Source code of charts

§

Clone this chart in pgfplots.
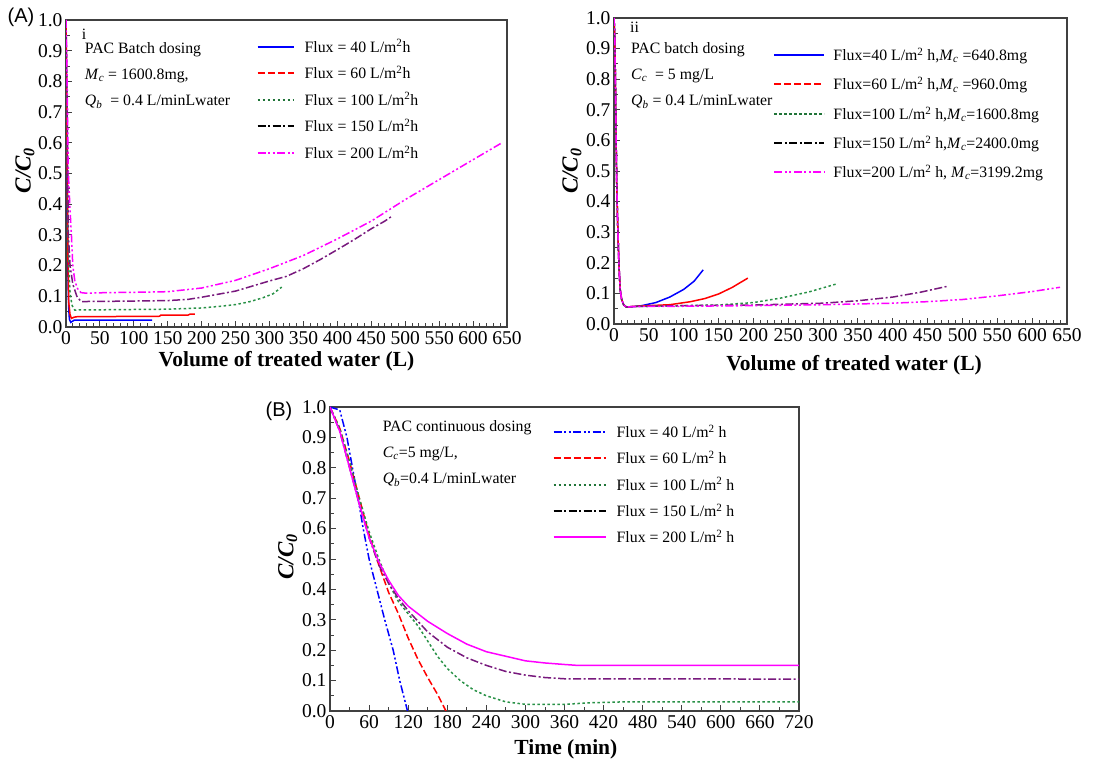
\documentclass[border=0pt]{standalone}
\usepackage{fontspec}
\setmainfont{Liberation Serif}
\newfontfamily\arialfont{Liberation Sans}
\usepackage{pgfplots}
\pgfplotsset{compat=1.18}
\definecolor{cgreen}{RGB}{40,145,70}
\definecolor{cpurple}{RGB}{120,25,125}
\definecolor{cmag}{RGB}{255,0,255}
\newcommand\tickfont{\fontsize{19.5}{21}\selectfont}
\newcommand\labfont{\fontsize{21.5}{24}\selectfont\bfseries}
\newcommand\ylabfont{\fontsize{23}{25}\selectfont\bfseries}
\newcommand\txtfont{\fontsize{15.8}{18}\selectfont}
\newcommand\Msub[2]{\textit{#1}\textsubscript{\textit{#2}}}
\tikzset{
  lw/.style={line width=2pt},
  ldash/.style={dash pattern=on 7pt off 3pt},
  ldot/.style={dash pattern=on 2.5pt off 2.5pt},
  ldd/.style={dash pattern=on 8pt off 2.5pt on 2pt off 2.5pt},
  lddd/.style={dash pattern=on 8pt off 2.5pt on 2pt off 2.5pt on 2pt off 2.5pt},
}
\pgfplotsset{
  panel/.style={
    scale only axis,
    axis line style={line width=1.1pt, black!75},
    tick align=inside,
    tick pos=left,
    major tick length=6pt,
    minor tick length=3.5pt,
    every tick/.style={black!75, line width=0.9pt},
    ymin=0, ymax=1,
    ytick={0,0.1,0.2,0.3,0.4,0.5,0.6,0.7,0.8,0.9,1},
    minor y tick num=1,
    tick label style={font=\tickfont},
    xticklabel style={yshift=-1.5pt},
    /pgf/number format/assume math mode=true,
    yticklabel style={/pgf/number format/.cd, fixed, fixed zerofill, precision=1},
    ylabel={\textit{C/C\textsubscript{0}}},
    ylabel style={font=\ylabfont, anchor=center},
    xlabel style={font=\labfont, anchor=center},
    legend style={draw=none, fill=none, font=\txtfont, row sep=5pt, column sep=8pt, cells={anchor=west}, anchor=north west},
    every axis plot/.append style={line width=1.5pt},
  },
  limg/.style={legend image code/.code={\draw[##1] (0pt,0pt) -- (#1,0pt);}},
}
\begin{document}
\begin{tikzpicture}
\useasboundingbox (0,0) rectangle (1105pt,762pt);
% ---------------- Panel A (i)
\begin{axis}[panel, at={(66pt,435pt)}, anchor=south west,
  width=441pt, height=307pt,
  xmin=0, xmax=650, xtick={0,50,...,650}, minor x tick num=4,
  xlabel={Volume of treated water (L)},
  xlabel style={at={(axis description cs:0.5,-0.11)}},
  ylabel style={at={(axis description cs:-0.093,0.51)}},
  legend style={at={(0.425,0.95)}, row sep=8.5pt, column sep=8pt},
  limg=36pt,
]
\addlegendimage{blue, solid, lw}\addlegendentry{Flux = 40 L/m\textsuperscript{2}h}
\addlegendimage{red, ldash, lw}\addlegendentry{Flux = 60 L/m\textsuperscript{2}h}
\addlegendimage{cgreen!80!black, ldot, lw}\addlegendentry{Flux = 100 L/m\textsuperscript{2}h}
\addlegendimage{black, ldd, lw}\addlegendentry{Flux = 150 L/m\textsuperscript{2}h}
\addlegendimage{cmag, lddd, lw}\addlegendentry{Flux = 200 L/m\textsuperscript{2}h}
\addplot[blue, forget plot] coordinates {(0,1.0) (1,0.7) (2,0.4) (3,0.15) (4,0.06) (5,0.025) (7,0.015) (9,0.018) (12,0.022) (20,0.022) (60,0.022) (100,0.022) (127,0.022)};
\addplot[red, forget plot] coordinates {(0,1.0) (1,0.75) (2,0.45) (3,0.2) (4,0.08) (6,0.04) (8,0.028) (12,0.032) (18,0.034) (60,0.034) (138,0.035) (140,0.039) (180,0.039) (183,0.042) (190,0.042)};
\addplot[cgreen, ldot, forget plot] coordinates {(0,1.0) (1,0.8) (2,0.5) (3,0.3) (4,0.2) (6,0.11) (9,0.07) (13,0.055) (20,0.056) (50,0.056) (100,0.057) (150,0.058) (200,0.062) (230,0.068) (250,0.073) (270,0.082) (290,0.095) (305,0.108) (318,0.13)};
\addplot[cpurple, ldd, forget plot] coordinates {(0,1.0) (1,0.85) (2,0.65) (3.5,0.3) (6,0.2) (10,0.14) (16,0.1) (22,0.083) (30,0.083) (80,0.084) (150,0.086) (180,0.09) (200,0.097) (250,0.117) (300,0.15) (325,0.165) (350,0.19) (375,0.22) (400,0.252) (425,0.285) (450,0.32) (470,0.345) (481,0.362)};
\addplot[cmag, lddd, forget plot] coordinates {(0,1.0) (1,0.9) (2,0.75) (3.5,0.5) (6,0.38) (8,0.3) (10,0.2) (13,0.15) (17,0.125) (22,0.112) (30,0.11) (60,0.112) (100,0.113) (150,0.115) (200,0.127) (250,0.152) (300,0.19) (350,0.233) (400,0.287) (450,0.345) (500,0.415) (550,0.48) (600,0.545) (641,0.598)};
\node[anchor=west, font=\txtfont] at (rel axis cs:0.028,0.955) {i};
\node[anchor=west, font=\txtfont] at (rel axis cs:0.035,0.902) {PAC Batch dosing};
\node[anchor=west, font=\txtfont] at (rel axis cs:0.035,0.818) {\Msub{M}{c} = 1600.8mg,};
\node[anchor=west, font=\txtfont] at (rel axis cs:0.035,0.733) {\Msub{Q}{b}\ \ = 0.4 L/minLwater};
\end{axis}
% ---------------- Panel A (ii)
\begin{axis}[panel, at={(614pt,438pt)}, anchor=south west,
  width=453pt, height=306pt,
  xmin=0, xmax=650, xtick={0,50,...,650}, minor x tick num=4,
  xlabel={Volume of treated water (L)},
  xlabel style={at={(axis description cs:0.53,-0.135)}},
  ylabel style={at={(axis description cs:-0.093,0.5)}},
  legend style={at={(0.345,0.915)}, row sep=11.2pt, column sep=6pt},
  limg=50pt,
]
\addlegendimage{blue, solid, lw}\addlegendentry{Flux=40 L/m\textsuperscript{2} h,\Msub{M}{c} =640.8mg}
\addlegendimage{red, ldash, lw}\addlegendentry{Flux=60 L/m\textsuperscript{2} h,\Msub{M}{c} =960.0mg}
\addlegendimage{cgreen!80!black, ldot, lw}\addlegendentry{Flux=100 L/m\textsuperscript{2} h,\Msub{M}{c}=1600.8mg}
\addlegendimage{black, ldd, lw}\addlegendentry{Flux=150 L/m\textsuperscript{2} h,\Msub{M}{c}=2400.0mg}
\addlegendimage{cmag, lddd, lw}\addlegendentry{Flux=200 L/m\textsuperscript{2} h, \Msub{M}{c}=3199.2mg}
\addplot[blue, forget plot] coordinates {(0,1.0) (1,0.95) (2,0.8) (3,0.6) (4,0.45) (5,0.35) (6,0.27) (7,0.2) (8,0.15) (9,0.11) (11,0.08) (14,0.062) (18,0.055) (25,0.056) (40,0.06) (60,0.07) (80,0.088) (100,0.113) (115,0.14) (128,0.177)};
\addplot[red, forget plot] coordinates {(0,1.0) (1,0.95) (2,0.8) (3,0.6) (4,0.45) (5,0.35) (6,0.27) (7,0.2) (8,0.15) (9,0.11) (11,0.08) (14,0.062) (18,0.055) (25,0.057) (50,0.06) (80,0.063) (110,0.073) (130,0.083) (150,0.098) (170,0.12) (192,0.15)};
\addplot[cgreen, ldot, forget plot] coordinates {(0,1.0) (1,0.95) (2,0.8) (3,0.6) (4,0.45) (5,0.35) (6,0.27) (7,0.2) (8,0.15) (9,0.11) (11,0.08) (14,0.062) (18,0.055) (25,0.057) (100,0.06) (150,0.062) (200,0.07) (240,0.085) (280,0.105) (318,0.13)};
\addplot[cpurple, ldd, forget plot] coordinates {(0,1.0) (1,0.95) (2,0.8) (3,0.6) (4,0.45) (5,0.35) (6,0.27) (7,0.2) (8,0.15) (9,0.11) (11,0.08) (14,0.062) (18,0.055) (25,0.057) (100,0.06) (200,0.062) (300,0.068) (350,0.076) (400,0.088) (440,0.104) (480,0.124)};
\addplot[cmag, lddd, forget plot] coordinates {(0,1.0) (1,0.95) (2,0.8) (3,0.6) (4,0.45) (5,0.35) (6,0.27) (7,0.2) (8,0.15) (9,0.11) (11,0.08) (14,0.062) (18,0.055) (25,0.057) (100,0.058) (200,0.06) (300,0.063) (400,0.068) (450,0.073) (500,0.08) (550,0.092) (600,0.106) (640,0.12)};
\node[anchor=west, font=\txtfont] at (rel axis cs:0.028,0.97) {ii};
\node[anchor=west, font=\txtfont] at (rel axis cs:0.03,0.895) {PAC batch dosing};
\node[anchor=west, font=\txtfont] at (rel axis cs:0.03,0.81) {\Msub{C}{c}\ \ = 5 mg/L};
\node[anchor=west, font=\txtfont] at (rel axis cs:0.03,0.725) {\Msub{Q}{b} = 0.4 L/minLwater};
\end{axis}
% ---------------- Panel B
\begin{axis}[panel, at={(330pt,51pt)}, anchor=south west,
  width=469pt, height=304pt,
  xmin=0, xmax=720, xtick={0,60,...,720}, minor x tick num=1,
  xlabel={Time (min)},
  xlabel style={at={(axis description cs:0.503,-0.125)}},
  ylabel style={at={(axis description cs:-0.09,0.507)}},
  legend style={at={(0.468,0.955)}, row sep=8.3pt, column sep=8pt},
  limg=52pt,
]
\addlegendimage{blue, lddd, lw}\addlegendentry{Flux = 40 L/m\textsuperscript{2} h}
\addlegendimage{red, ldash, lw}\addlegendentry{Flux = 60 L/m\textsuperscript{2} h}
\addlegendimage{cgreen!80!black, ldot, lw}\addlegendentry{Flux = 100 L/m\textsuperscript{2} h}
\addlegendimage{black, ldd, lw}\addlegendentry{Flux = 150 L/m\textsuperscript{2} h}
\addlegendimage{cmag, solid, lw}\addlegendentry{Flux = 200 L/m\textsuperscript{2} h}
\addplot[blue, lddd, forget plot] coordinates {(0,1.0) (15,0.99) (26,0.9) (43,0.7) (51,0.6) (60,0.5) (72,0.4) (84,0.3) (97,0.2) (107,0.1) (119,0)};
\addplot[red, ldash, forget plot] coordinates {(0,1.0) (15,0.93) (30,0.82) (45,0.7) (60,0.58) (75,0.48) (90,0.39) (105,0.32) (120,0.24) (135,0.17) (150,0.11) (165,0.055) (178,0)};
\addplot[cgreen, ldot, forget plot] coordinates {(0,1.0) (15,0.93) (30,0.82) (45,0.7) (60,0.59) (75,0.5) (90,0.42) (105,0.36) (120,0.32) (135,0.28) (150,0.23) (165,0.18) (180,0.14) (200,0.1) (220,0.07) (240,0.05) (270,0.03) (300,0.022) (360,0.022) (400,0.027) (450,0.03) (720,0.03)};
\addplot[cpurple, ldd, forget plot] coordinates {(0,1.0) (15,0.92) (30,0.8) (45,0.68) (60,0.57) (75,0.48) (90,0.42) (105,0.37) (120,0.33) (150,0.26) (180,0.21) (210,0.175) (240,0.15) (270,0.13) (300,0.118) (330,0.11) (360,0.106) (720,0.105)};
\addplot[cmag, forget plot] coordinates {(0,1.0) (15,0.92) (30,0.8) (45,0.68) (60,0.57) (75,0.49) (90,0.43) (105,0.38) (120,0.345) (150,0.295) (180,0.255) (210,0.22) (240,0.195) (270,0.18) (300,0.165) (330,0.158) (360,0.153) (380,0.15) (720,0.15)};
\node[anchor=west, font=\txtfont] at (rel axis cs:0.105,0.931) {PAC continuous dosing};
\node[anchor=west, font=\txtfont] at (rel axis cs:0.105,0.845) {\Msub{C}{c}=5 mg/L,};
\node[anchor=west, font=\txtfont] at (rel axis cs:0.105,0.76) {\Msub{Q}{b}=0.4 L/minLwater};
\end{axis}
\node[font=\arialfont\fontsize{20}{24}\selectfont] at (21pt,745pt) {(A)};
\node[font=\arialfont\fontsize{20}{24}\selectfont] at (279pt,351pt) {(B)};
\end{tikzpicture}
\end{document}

§

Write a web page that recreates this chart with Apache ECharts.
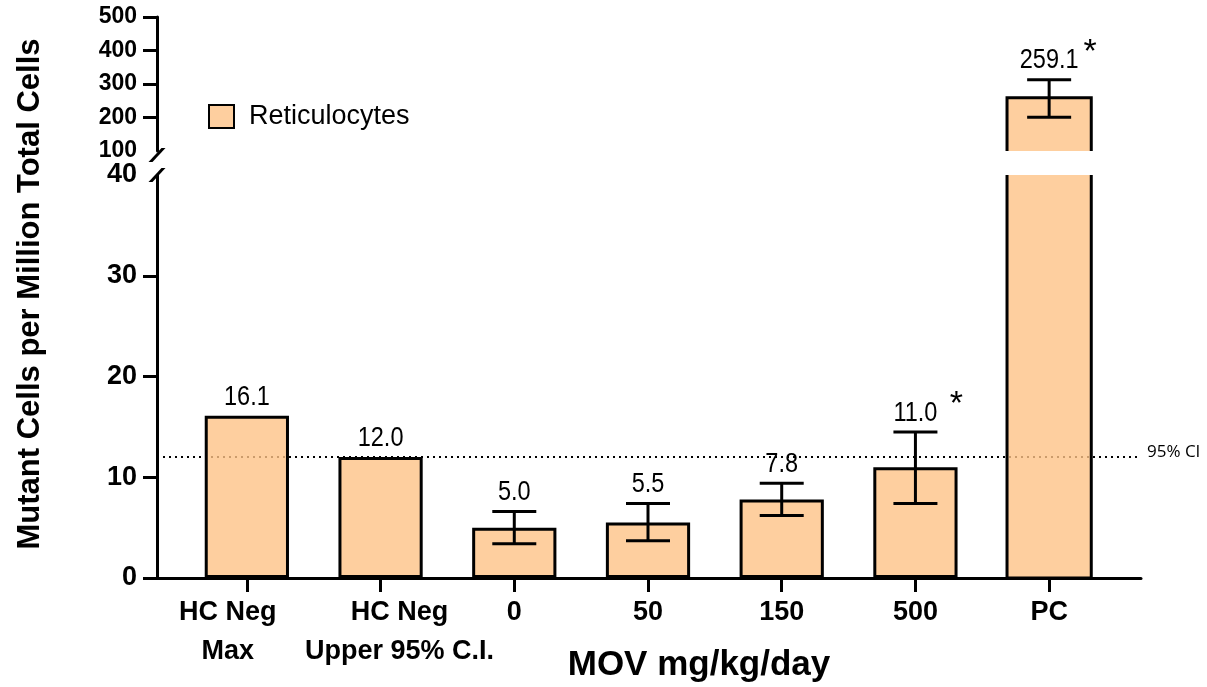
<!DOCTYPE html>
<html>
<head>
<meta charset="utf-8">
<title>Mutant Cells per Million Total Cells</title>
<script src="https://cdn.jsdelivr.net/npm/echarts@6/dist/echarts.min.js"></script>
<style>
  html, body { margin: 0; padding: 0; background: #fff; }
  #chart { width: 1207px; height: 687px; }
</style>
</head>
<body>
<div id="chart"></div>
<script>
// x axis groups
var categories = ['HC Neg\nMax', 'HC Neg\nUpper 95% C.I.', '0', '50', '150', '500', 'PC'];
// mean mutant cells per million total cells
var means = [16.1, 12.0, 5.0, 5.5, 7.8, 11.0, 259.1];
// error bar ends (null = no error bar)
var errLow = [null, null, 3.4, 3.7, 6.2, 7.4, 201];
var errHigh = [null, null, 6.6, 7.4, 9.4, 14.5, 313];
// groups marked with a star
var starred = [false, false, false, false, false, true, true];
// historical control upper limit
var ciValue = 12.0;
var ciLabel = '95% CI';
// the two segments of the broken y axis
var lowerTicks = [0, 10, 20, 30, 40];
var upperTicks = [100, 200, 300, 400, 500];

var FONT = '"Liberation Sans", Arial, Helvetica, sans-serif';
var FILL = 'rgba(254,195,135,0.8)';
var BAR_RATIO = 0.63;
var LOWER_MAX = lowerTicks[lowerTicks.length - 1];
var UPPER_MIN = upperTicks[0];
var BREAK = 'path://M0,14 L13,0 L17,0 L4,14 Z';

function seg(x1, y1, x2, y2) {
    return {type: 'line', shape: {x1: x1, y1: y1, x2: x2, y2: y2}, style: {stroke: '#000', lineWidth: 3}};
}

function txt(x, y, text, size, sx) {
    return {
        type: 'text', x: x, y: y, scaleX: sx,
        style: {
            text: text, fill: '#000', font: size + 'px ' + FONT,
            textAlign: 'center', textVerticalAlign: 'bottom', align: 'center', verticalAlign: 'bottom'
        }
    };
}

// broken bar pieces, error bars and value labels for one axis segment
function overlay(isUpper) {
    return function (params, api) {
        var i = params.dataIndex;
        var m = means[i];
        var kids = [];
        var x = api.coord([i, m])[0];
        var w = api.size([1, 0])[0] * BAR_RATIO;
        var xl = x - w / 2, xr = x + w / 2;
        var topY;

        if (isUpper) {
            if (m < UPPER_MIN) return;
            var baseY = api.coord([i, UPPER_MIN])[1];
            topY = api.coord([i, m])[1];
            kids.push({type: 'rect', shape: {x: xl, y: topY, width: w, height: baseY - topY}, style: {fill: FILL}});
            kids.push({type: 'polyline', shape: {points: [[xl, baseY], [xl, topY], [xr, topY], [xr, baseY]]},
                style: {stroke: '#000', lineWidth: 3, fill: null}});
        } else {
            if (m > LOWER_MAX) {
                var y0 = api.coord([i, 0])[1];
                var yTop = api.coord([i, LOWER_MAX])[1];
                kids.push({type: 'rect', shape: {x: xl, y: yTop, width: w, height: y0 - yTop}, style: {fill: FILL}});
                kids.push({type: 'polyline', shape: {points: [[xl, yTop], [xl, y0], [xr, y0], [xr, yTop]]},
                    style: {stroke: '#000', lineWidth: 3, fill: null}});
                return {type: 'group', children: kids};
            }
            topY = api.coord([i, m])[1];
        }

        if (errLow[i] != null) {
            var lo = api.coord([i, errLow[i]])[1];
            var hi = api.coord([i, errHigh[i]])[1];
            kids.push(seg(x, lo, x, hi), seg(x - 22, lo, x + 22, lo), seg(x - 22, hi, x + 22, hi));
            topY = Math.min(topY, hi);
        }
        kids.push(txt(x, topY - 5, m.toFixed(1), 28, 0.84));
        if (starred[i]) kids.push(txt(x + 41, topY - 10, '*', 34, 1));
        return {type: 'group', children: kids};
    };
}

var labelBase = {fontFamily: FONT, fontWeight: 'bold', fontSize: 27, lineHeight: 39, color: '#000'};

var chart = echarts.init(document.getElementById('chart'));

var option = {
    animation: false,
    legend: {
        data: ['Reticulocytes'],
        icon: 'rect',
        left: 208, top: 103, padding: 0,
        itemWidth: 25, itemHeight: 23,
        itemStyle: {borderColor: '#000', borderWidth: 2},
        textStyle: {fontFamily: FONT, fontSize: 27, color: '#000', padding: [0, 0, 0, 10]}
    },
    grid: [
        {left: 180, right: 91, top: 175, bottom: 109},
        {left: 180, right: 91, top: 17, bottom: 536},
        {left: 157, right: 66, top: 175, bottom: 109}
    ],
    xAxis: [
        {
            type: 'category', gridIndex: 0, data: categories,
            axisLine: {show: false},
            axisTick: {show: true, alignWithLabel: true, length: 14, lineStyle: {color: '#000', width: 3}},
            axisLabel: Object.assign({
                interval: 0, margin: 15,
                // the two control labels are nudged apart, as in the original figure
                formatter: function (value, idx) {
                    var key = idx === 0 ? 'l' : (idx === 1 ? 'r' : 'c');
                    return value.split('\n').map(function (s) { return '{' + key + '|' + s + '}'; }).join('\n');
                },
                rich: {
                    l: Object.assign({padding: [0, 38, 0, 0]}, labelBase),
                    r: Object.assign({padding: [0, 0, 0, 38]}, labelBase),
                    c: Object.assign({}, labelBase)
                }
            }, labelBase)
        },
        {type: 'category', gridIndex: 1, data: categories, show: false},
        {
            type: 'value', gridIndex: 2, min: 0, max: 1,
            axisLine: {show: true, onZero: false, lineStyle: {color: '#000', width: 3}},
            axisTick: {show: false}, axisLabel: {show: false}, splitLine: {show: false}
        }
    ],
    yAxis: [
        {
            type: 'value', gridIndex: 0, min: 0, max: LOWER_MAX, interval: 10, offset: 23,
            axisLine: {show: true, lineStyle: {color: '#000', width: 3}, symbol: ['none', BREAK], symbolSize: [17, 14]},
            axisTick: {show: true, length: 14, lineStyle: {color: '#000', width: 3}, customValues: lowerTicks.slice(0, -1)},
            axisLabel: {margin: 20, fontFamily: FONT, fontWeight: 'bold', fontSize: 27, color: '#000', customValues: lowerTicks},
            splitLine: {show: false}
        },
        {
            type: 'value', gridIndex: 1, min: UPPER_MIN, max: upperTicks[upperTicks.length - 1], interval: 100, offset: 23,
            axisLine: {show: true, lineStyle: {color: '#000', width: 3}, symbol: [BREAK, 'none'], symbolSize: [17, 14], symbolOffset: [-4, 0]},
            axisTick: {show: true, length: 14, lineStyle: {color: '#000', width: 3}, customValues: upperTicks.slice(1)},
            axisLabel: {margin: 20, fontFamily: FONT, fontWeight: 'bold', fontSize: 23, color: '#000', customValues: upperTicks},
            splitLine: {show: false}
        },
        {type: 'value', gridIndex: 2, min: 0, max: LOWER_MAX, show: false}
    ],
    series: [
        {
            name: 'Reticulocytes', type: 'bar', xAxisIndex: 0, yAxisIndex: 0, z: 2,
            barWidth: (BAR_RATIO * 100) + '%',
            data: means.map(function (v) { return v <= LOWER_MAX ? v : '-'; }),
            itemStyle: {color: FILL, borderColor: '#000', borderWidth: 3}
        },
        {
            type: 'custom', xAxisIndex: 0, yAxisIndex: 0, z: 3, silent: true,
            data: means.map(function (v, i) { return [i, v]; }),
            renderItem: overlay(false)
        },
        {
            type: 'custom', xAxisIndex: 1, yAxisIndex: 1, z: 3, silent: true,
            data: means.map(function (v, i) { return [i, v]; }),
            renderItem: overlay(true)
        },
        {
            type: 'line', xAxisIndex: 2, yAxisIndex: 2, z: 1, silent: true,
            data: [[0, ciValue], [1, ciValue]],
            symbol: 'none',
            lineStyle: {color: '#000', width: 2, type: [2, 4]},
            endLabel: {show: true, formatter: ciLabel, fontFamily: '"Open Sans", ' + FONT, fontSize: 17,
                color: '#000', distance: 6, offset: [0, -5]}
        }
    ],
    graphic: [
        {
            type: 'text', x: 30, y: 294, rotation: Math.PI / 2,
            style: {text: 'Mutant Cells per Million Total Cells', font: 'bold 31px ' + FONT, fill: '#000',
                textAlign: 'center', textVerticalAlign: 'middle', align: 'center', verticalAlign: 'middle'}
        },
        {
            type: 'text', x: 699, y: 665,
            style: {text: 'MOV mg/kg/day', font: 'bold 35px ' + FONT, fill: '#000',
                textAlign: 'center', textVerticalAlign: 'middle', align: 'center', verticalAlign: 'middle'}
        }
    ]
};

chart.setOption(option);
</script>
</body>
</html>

§

What you need to do:
Pull out all lines from the listing that contain the string "this".

Solved exercise:
Clone this chart in pgfplots.
Write a web page that recreates this chart with Apache ECharts.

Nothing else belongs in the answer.